Who’s got my hanger steak?

Come On, Martha, London Broil

Once a month, I browse the menus section of marthastewart.com for the latest trends in American WASP fare, which frequently involve anglicizing up a European, Asian, or South American dish based on an uncommon cut of meat. So I should have braced myself for disappointment before heading out with Billy the Kid to pick up the ingredients for her French Hanger Steak with Shallots. Now, BK loves a trip to Hannaford. He inspects the apples and pumpkins if in season, checks the swing-back on the frozen foods doors, and enjoys trapping an unsuspecting bagger into a game of “hiya.” However, after two Hannafords and a Market Basket in search of the elusive steer diaphragm, we were both cranky and in need of a doughnut. Alas, these are not Butcher Boy times. So, I used a London broil instead, and since I have no idea what hanger steak tastes like, nor its formerly conjoined twin, the skirt steak, I didn’t miss the aromatic “trace of kidney” reported by admiring butchers. Both Mr. P and I agreed that this is even better than Spot-on London Broil, but then again, we’ve had that a lot lately; it’s a cheap cut and I’m strictly pro bono at present.

1 London broil
1/4 C olive oil
2 tbsp butter (come on, Martha, you want me to sauté shallots in oil?)
1/4 C cooking sherry
2 garlic cloves, minced
4 tsp Dijon mustard
1 tbsp Worcestershire sauce
5 shallots, quartered
salt and pepper

Whisk together the oil, sherry, garlic, mustard, Worcestershire, salt and pepper. Marinate the meat for 2 hours, sealed at room temperature.

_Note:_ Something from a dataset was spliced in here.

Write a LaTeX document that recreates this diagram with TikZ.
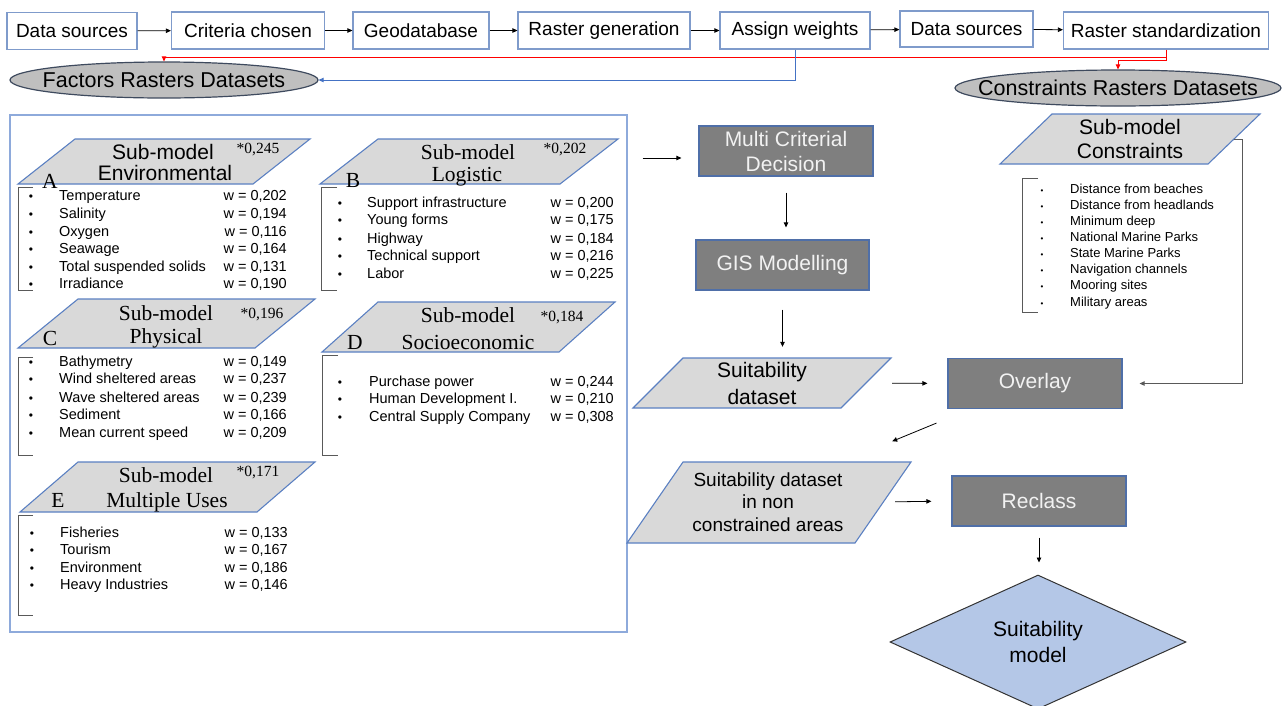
\documentclass[tikz,border=0pt]{standalone}
\usepackage{fontspec}
\setmainfont{Liberation Sans}
\newfontfamily\serifface{Liberation Serif}
\usetikzlibrary{shapes.geometric,arrows.meta,calc}

\definecolor{boxblue}{HTML}{7F9BCB}
\definecolor{panelblue}{HTML}{8EAADB}
\definecolor{ellgray}{HTML}{BFBFBF}
\definecolor{ellline}{HTML}{3E4A5E}
\definecolor{subgray}{HTML}{D9D9D9}
\definecolor{subline}{HTML}{5B80C2}
\definecolor{darkbox}{HTML}{7F7F7F}
\definecolor{darkline}{HTML}{4F6FA8}
\definecolor{modelblue}{HTML}{B4C7E7}
\definecolor{linkred}{HTML}{FF0000}
\definecolor{linkblue}{HTML}{4472C4}

\tikzset{
  topbox/.style={draw=boxblue, line width=1.2pt, fill=white, minimum height=37pt, inner sep=0pt, font=\fontsize{19}{22}\selectfont},
  dataset/.style={ellipse, draw=ellline, line width=1.2pt, fill=ellgray, minimum height=36pt, inner sep=0pt, font=\fontsize{21.5}{24}\selectfont},
  process/.style={draw=darkline, line width=1.2pt, fill=darkbox, text=white!95!black, minimum width=174pt, minimum height=50pt, inner sep=0pt, align=center, font=\fontsize{21}{25}\selectfont},
  slanted/.style={draw=subline, line width=1.1pt, fill=subgray},
  slantlabel/.style={inner sep=0pt, align=center},
  headsans/.style={inner sep=0pt, font=\fontsize{21}{24}\selectfont},
  headserif/.style={inner sep=0pt, font=\serifface\fontsize{21.5}{24}\selectfont},
  weightnote/.style={inner sep=0pt, font=\serifface\fontsize{15.5}{18}\selectfont},
  item/.style={anchor=west, inner sep=0pt, text height=13pt, text depth=3pt, font=\fontsize{14.5}{16}\selectfont},
  weight/.style={anchor=east, inner sep=0pt, text height=13pt, text depth=3pt, font=\fontsize{14.5}{16}\selectfont},
  dot/.style={inner sep=0pt, text height=13pt, text depth=3pt, font=\fontsize{12}{14}\selectfont},
  bracket/.style={draw=black!65, line width=1pt},
  arr/.style={-{Triangle[length=5pt,width=4.5pt]}, line width=0.8pt, black},
  grayarr/.style={-{Triangle[length=5pt,width=4.5pt]}, line width=1pt, black!65},
  redarr/.style={-{Triangle[length=5pt,width=4.5pt]}, line width=0.9pt, linkred},
  bluearr/.style={-{Triangle[length=5pt,width=4.5pt]}, line width=0.9pt, linkblue}
}

\newcommand{\slantbox}[5]{\draw[slanted] (#1+#5,#2) -- ++(#3,0) -- ++(-#5,#4) -- ++(-#3,0) -- cycle;}

\begin{document}
\begin{tikzpicture}[x=1pt, y=-1pt]
\useasboundingbox (0,0) rectangle (1282,705);

\node[topbox, minimum width=130pt] (src1) at (72,31) {Data sources};
\node[topbox, minimum width=153pt] (crit) at (248,30.5) {Criteria chosen};
\node[topbox, minimum width=136pt] (geo) at (421,30.5) {Geodatabase};
\node[topbox, minimum width=172pt] (rgen) at (604,30.5) {Raster generation};
\node[topbox, minimum width=150pt] (assign) at (795,30.5) {Assign weights};
\node[topbox, minimum width=133pt, minimum height=36pt] (src2) at (966.5,29) {Data sources};
\node[topbox, minimum width=205pt] (rstd) at (1166,30.5) {Raster standardization};
\foreach \a/\b in {src1/crit, crit/geo, geo/rgen, rgen/assign, assign/src2, src2/rstd}
  \draw[arr] (\a) -- (\b);

\node[dataset, minimum width=308pt] (factors) at (164,80) {\makebox[0pt]{Factors Rasters Datasets}};
\node[dataset, minimum width=326pt] (cons) at (1118,88) {\makebox[0pt]{Constraints Rasters Datasets}};
\draw[redarr] (rstd.south) -- ++(0,11) -| (cons.north);
\draw[redarr] (rstd.south |- 0,57) -| (factors.north);
\draw[bluearr] (assign.south) |- (factors.east);

\node[draw=panelblue, line width=1.2pt, minimum width=617pt, minimum height=517pt, inner sep=0pt] (panel) at (318.5,373.5) {};

\slantbox{18}{139}{235}{45}{57}
\node[headsans] (aSub) at (163,152) {Sub-model};
\node[headsans] (aName) at (165,173) {Environmental};
\node[weightnote] (aNote) at (258,150) {*0,245};
\node[headserif] (aTag) at (50,181) {A};
\draw[bracket] (33,187) -| (18,290) -- (33,290);
\foreach \yy/\txt/\wt [count=\i] in {195/Temperature/202, 213/Salinity/194, 231/Oxygen/116, 248/Seawage/164, 266/Total suspended solids/131, 283/Irradiance/190}{
  \node[dot] (aDot\i) at (31,\yy) {\textbullet};
  \node[item] (aItem\i) at (59,\yy) {\txt};
  \node[weight] (aW\i) at (287,\yy) {w = 0,\wt};
}

\slantbox{320}{139}{240}{45}{58}
\node[headserif] (bSub) at (468,152) {Sub-model};
\node[headserif] (bName) at (467,177) {Logistic};
\node[weightnote] (bNote) at (565,150) {*0,202};
\node[headserif] (bTag) at (353,180) {B};
\draw[bracket] (337,187) -| (321,290) -- (337,290);
\foreach \yy/\txt/\wt [count=\i] in {202/Support infrastructure/200, 219/Young forms/175, 238/Highway/184, 255/Technical support/216, 273/Labor/225}{
  \node[dot] (bDot\i) at (340,\yy) {\textbullet};
  \node[item] (bItem\i) at (367,\yy) {\txt};
  \node[weight] (bW\i) at (614,\yy) {w = 0,\wt};
}

\slantbox{18}{299}{237}{49}{60}
\node[headserif] (cSub) at (166,313) {Sub-model};
\node[headserif] (cName) at (166,338) {Physical};
\node[weightnote] (cNote) at (262,315) {*0,196};
\node[headserif] (cTag) at (50,338) {C};
\draw[bracket] (33,357) -| (18,455) -- (33,455);
\foreach \yy/\txt/\wt [count=\i] in {361/Bathymetry/149, 378/Wind sheltered areas/237, 397/Wave sheltered areas/239, 414/Sediment/166, 432/Mean current speed/209}{
  \node[dot] (cDot\i) at (31,\yy) {\textbullet};
  \node[item] (cItem\i) at (59,\yy) {\txt};
  \node[weight] (cW\i) at (287,\yy) {w = 0,\wt};
}

\slantbox{322}{302}{237}{50}{56}
\node[headserif] (dSub) at (468,315) {Sub-model};
\node[headserif] (dName) at (468,342) {Socioeconomic};
\node[weightnote] (dNote) at (562,318) {*0,184};
\node[headserif] (dTag) at (355,342) {D};
\draw[bracket] (338,355) -| (322,455) -- (338,455);
\foreach \yy/\txt/\wt [count=\i] in {381/Purchase power/244, 398/Human Development I./210, 416/Central Supply Company/308}{
  \node[dot] (dDot\i) at (340,\yy) {\textbullet};
  \node[item] (dItem\i) at (369,\yy) {\txt};
  \node[weight] (dW\i) at (614,\yy) {w = 0,\wt};
}

\slantbox{20}{462}{237}{50}{58}
\node[headserif] (eSub) at (166,475) {Sub-model};
\node[headserif] (eName) at (167,502) {Multiple Uses};
\node[weightnote] (eNote) at (258,473) {*0,171};
\node[headserif] (eTag) at (58,500) {E};
\draw[bracket] (33,515) -| (18,615) -- (33,615);
\foreach \yy/\txt/\wt [count=\i] in {532/Fisheries/133, 549/Tourism/167, 567/Environment/186, 584/Heavy Industries/146}{
  \node[dot] (eDot\i) at (32,\yy) {\textbullet};
  \node[item] (eItem\i) at (60,\yy) {\txt};
  \node[weight] (eW\i) at (288,\yy) {w = 0,\wt};
}

\node[process] (mcd) at (786,151) {Multi Criterial\\Decision};
\node[process, minimum width=173pt] (gis) at (782.5,265) {GIS Modelling};
\slantbox{633}{358}{208}{50}{50}
\node[slantlabel, minimum width=208pt, minimum height=50pt, font=\fontsize{21}{27}\selectfont] (suit) at (762,383) {Suitability\\dataset};
\node[process] (overlay) at (1035,383.5) {Overlay};

\slantbox{1000}{114}{208}{50}{52}
\node[slantlabel, minimum width=208pt, minimum height=50pt, font=\fontsize{21}{24}\selectfont] (con) at (1130,139) {Sub-model\\Constraints};
\draw[bracket] (1038,178) -| (1022,312) -- (1038,312);
\foreach \yy/\txt [count=\i] in {188/Distance from beaches, 204/Distance from headlands, 220/Minimum deep, 236/National Marine Parks, 252/State Marine Parks, 268/Navigation channels, 284/Mooring sites, 301/Military areas}{
  \node[dot, font=\fontsize{8}{10}\selectfont] (kDot\i) at (1042,\yy) {\textbullet};
  \node[item, font=\fontsize{13}{15}\selectfont] (kItem\i) at (1070,\yy) {\txt};
}

\slantbox{627}{462}{228}{81}{56}
\node[slantlabel, minimum width=228pt, minimum height=81pt, font=\fontsize{19}{22.5}\selectfont] (nonc) at (768,502) {Suitability dataset\\in non\\constrained areas};
\node[process] (reclass) at (1039,501) {Reclass};
\node[diamond, draw=black!80, fill=modelblue, line width=1pt, minimum width=296pt, minimum height=134pt, aspect=2.2, inner sep=0pt, align=center, font=\fontsize{21}{26}\selectfont] (model) at (1038,642) {Suitability\\model};

\coordinate (mcdin) at ([yshift=-7pt]mcd.west);
\draw[arr, shorten <=15pt, shorten >=17pt] (mcdin -| panel.east) -- (mcdin);
\draw[arr, shorten <=16pt, shorten >=12pt] (mcd.south) -- (mcd.south |- gis.north);
\draw[arr, shorten <=19pt, shorten >=11pt] (gis.south) -- (gis.south |- suit.north);
\draw[arr, shorten <=26pt, shorten >=20pt] (suit.east) -- (overlay.west);
\draw[grayarr, shorten >=17pt] (con.east) -- ++(8,0) |- (overlay.east);
\draw[arr] ($(overlay.south west)+(-11,14)$) -- ($(nonc.north east)+(10,-20)$);
\draw[arr, shorten <=13pt, shorten >=20pt] (nonc.east) -- (reclass.west);
\draw[arr, shorten <=11pt, shorten >=12pt] (reclass.south) -- (reclass.south |- model.north);
\end{tikzpicture}
\end{document}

Set the highest rack to allow for two inches between the meat and the flame, and turn the broiler onto high. Transfer the steak to a wire rack over a roasting pan or a broiler pan. Broil for 7 to 10 minutes (depending on thickness), turn with tongs, broil another 7 to 10, and the internal temperature should be just under 140. Take it out of the oven (is that condescending?) and let it stand on the rack for 5 minutes before slicing it into thin strips parallel to that infernal diagonal fat ribbon.

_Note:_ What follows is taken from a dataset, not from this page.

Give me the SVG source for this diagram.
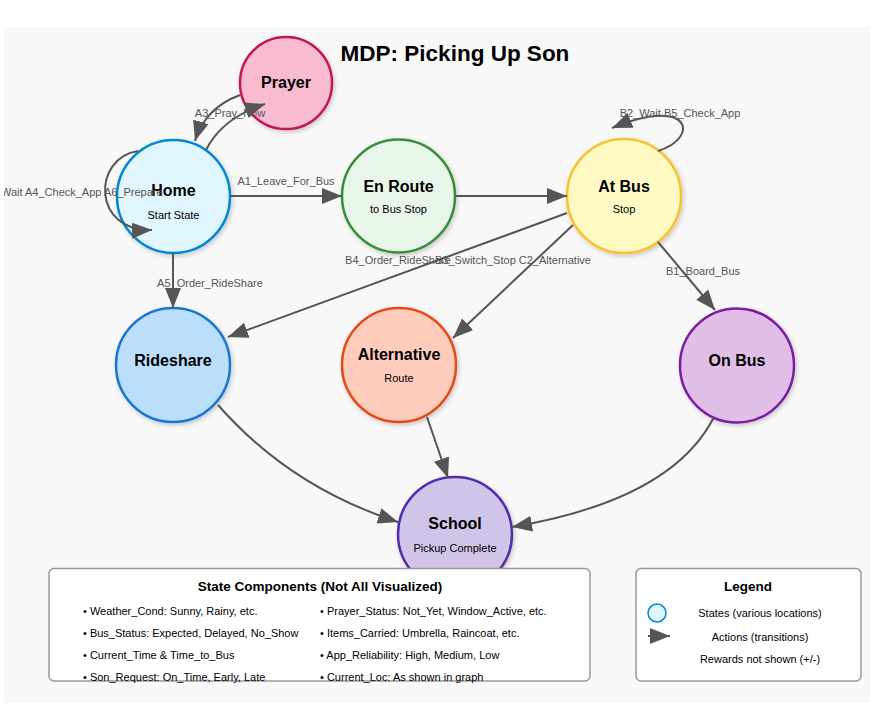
<svg xmlns="http://www.w3.org/2000/svg" width="870" height="718" viewBox="0 0 870 718">
<defs>
  <style>
    .node circle { stroke-width: 2.5; filter: url(#shadow); }
    .t { font-family: "Liberation Sans", Arial, sans-serif; font-weight: bold; font-size: 16px; fill: #000; text-anchor: middle; }
    .s { font-family: "Liberation Sans", Arial, sans-serif; font-size: 11px; fill: #000; text-anchor: middle; }
    .edge { fill: none; stroke: #555; stroke-width: 2; marker-end: url(#arrow); }
    .lbl { font-family: "Liberation Sans", Arial, sans-serif; font-size: 11px; fill: #555; text-anchor: middle; }
    .box { fill: #fff; stroke: #999; stroke-width: 1.5; }
    .bt { font-family: "Liberation Sans", Arial, sans-serif; font-weight: bold; font-size: 13.5px; fill: #000; text-anchor: middle; }
    .it { font-family: "Liberation Sans", Arial, sans-serif; font-size: 11px; fill: #000; }
  </style>
  <marker id="arrow" viewBox="0 0 10 8" markerWidth="10" markerHeight="8" refX="10" refY="4" orient="auto">
    <path d="M0,0 L10,4 L0,8 Z" fill="#555"/>
  </marker>
  <filter id="shadow" x="-20%" y="-20%" width="140%" height="140%">
    <feDropShadow dx="1.5" dy="2" stdDeviation="2" flood-color="#000" flood-opacity="0.2"/>
  </filter>
  <clipPath id="bgclip"><rect x="4" y="27" width="866" height="676"/></clipPath>
</defs>
<rect x="4" y="27" width="866" height="676" fill="#f8f8f8"/>
<g clip-path="url(#bgclip)">
<text x="455" y="61" font-family="Liberation Sans, Arial, sans-serif" font-weight="bold" font-size="22.5" text-anchor="middle" fill="#000">MDP: Picking Up Son</text>

<g id="prayer" class="node">
  <circle cx="286" cy="83" r="46" fill="#f8bbd0" stroke="#c2185b"/>
  <text class="t" x="286" y="88">Prayer</text>
</g>
<g id="home" class="node">
  <circle cx="173.5" cy="196.5" r="56.5" fill="#e1f5fe" stroke="#0288d1"/>
  <text class="t" x="173.5" y="196">Home</text>
  <text class="s" x="173.5" y="219">Start State</text>
</g>
<g id="enroute" class="node">
  <circle cx="398.5" cy="196" r="56.5" fill="#e8f5e9" stroke="#388e3c"/>
  <text class="t" x="398.5" y="192">En Route</text>
  <text class="s" x="398.5" y="213">to Bus Stop</text>
</g>
<g id="atbus" class="node">
  <circle cx="624" cy="196" r="57" fill="#fff9c4" stroke="#fbc02d"/>
  <text class="t" x="624" y="192">At Bus</text>
  <text class="s" x="624" y="213">Stop</text>
</g>
<g id="rideshare" class="node">
  <circle cx="173" cy="365" r="57" fill="#bbdefb" stroke="#1976d2"/>
  <text class="t" x="173" y="366">Rideshare</text>
</g>
<g id="alternative" class="node">
  <circle cx="399" cy="365" r="57" fill="#ffccbc" stroke="#e64a19"/>
  <text class="t" x="399" y="360">Alternative</text>
  <text class="s" x="399" y="382">Route</text>
</g>
<g id="onbus" class="node">
  <circle cx="737" cy="365.5" r="57" fill="#e1bee7" stroke="#7b1fa2"/>
  <text class="t" x="737" y="366">On Bus</text>
</g>
<g id="school" class="node">
  <circle cx="455" cy="534" r="57" fill="#d1c4e9" stroke="#512da8"/>
  <text class="t" x="455" y="529">School</text>
  <text class="s" x="455" y="552">Pickup Complete</text>
</g>

<g id="connectors">
  <path class="edge" d="M206,150 Q222,118 265,104"/>
  <path class="edge" d="M240,95 Q205,108 195,141"/>
  <path class="edge" d="M138,151 C92,158 92,232 152,230"/>
  <path class="edge" d="M230,196 L342,196"/>
  <path class="edge" d="M455,196 L567,196"/>
  <path class="edge" d="M173,253 L173,308"/>
  <path class="edge" d="M658,151 C700,138 692,95 612,128"/>
  <path class="edge" d="M567,213 L228,337"/>
  <path class="edge" d="M573,225 L453,338"/>
  <path class="edge" d="M658,242 L715,310"/>
  <path class="edge" d="M218,405 Q290,487 398,522"/>
  <path class="edge" d="M427,417 L448,478"/>
  <path class="edge" d="M714,417 Q672,500 512,527"/>
  <text class="lbl" x="230" y="117">A3_Pray_Now</text>
  <text class="lbl" x="72" y="196">A2_Wait A4_Check_App A6_Prepare</text>
  <text class="lbl" x="286" y="185">A1_Leave_For_Bus</text>
  <text class="lbl" x="210" y="287">A5_Order_RideShare</text>
  <text class="lbl" x="680" y="117">B2_Wait B5_Check_App</text>
  <text class="lbl" x="398" y="264">B4_Order_RideShare</text>
  <text class="lbl" x="513" y="264">B3_Switch_Stop C2_Alternative</text>
  <text class="lbl" x="703" y="275">B1_Board_Bus</text>
</g>

<g id="state-components">
  <rect class="box" x="49" y="568.5" width="541" height="112.5" rx="5"/>
  <text class="bt" x="320" y="591">State Components (Not All Visualized)</text>
  <text class="it" x="83" y="614.5">• Weather_Cond: Sunny, Rainy, etc.</text>
  <text class="it" x="83" y="636.5">• Bus_Status: Expected, Delayed, No_Show</text>
  <text class="it" x="83" y="658.5">• Current_Time &amp; Time_to_Bus</text>
  <text class="it" x="83" y="680.5">• Son_Request: On_Time, Early, Late</text>
  <text class="it" x="320" y="614.5">• Prayer_Status: Not_Yet, Window_Active, etc.</text>
  <text class="it" x="320" y="636.5">• Items_Carried: Umbrella, Raincoat, etc.</text>
  <text class="it" x="320" y="658.5">• App_Reliability: High, Medium, Low</text>
  <text class="it" x="320" y="680.5">• Current_Loc: As shown in graph</text>
</g>

<g id="legend">
  <rect class="box" x="636" y="568.5" width="225" height="112.5" rx="5"/>
  <text class="bt" x="748" y="591">Legend</text>
  <circle cx="657" cy="613" r="9" fill="#e1f5fe" stroke="#0288d1" stroke-width="1.5"/>
  <text class="s" x="760" y="617">States (various locations)</text>
  <path d="M648,636 L670,636" fill="none" stroke="#555" stroke-width="2" marker-end="url(#arrow)"/>
  <text class="s" x="760" y="641">Actions (transitions)</text>
  <text class="s" x="760" y="663">Rewards not shown (+/-)</text>
</g>
</g>
</svg>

While the oven does its job, heat the butter in a skillet over medium and when it stops foaming, add the shallots. Separate the layers as they soften, and cook them until they caramelize, then turn the heat down to warm until the steak is done. We had no problem polishing off all the shallots with a modest steak, so don’t hold back while piling them on.